START

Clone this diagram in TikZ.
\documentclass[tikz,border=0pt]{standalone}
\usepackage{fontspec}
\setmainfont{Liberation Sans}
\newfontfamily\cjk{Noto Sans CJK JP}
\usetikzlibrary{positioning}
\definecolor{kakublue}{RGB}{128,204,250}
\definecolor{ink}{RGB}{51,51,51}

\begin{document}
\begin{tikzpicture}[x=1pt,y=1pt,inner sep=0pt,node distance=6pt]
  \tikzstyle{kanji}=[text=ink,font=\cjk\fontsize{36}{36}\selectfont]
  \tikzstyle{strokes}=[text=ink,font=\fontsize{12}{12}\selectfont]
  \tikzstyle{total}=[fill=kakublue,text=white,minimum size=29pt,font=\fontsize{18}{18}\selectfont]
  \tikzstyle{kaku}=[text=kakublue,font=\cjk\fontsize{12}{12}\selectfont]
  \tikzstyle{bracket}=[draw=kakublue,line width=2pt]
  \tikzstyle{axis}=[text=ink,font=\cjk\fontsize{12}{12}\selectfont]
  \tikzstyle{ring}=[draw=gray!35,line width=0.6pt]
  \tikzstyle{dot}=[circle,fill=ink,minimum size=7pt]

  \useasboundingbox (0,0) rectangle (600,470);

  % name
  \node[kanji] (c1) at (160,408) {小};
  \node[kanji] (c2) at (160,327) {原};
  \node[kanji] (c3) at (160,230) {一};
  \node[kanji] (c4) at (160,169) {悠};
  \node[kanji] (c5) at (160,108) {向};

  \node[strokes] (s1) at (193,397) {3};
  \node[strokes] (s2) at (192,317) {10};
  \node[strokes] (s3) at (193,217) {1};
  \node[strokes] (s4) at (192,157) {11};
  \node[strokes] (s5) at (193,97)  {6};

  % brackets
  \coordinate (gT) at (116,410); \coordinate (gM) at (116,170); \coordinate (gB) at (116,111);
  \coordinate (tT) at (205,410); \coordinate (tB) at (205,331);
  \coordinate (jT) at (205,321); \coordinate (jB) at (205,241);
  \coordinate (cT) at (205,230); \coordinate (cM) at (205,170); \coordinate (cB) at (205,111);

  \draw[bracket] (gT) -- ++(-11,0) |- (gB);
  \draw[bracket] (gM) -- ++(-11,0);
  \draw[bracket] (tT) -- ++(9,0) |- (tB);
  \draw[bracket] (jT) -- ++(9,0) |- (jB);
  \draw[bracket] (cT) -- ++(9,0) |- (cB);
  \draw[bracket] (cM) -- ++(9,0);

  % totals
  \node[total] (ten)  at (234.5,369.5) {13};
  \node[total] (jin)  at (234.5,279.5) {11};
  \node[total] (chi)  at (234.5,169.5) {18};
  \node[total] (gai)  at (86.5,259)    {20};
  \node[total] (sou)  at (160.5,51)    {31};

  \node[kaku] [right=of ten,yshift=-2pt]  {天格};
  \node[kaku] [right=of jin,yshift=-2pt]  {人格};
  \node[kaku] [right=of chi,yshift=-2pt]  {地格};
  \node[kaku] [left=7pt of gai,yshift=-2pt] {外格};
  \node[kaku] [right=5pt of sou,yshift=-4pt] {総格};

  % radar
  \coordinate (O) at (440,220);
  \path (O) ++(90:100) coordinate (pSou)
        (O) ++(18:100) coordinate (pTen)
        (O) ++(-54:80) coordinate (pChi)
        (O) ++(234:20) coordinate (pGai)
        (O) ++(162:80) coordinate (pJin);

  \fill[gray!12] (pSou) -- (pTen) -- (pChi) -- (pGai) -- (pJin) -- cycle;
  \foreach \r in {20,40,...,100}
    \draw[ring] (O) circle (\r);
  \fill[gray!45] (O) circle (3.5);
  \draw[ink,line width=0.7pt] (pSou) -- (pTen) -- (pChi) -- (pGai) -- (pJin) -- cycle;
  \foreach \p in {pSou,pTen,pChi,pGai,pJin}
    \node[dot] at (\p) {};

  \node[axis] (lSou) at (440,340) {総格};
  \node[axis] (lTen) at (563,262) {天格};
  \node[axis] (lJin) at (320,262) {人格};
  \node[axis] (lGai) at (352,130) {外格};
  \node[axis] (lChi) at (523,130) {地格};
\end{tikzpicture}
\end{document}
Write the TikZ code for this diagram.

END

◆ **Written request**:
Reproduce the full listing exactly.

◆ **Finished task**:
Clone this diagram in TikZ.
\documentclass[tikz,border=0pt]{standalone}
\usepackage{fontspec}
\setmainfont{Liberation Sans}
\newfontfamily\cjk{Noto Sans CJK JP}
\usetikzlibrary{positioning}
\definecolor{kakublue}{RGB}{128,204,250}
\definecolor{ink}{RGB}{51,51,51}

\begin{document}
\begin{tikzpicture}[x=1pt,y=1pt,inner sep=0pt,node distance=6pt]
  \tikzstyle{kanji}=[text=ink,font=\cjk\fontsize{36}{36}\selectfont]
  \tikzstyle{strokes}=[text=ink,font=\fontsize{12}{12}\selectfont]
  \tikzstyle{total}=[fill=kakublue,text=white,minimum size=29pt,font=\fontsize{18}{18}\selectfont]
  \tikzstyle{kaku}=[text=kakublue,font=\cjk\fontsize{12}{12}\selectfont]
  \tikzstyle{bracket}=[draw=kakublue,line width=2pt]
  \tikzstyle{axis}=[text=ink,font=\cjk\fontsize{12}{12}\selectfont]
  \tikzstyle{ring}=[draw=gray!35,line width=0.6pt]
  \tikzstyle{dot}=[circle,fill=ink,minimum size=7pt]

  \useasboundingbox (0,0) rectangle (600,470);

  % name
  \node[kanji] (c1) at (160,408) {小};
  \node[kanji] (c2) at (160,327) {原};
  \node[kanji] (c3) at (160,230) {一};
  \node[kanji] (c4) at (160,169) {悠};
  \node[kanji] (c5) at (160,108) {向};

  \node[strokes] (s1) at (193,397) {3};
  \node[strokes] (s2) at (192,317) {10};
  \node[strokes] (s3) at (193,217) {1};
  \node[strokes] (s4) at (192,157) {11};
  \node[strokes] (s5) at (193,97)  {6};

  % brackets
  \coordinate (gT) at (116,410); \coordinate (gM) at (116,170); \coordinate (gB) at (116,111);
  \coordinate (tT) at (205,410); \coordinate (tB) at (205,331);
  \coordinate (jT) at (205,321); \coordinate (jB) at (205,241);
  \coordinate (cT) at (205,230); \coordinate (cM) at (205,170); \coordinate (cB) at (205,111);

  \draw[bracket] (gT) -- ++(-11,0) |- (gB);
  \draw[bracket] (gM) -- ++(-11,0);
  \draw[bracket] (tT) -- ++(9,0) |- (tB);
  \draw[bracket] (jT) -- ++(9,0) |- (jB);
  \draw[bracket] (cT) -- ++(9,0) |- (cB);
  \draw[bracket] (cM) -- ++(9,0);

  % totals
  \node[total] (ten)  at (234.5,369.5) {13};
  \node[total] (jin)  at (234.5,279.5) {11};
  \node[total] (chi)  at (234.5,169.5) {18};
  \node[total] (gai)  at (86.5,259)    {20};
  \node[total] (sou)  at (160.5,51)    {31};

  \node[kaku] [right=of ten,yshift=-2pt]  {天格};
  \node[kaku] [right=of jin,yshift=-2pt]  {人格};
  \node[kaku] [right=of chi,yshift=-2pt]  {地格};
  \node[kaku] [left=7pt of gai,yshift=-2pt] {外格};
  \node[kaku] [right=5pt of sou,yshift=-4pt] {総格};

  % radar
  \coordinate (O) at (440,220);
  \path (O) ++(90:100) coordinate (pSou)
        (O) ++(18:100) coordinate (pTen)
        (O) ++(-54:80) coordinate (pChi)
        (O) ++(234:20) coordinate (pGai)
        (O) ++(162:80) coordinate (pJin);

  \fill[gray!12] (pSou) -- (pTen) -- (pChi) -- (pGai) -- (pJin) -- cycle;
  \foreach \r in {20,40,...,100}
    \draw[ring] (O) circle (\r);
  \fill[gray!45] (O) circle (3.5);
  \draw[ink,line width=0.7pt] (pSou) -- (pTen) -- (pChi) -- (pGai) -- (pJin) -- cycle;
  \foreach \p in {pSou,pTen,pChi,pGai,pJin}
    \node[dot] at (\p) {};

  \node[axis] (lSou) at (440,340) {総格};
  \node[axis] (lTen) at (563,262) {天格};
  \node[axis] (lJin) at (320,262) {人格};
  \node[axis] (lGai) at (352,130) {外格};
  \node[axis] (lChi) at (523,130) {地格};
\end{tikzpicture}
\end{document}
Write the TikZ code for this diagram.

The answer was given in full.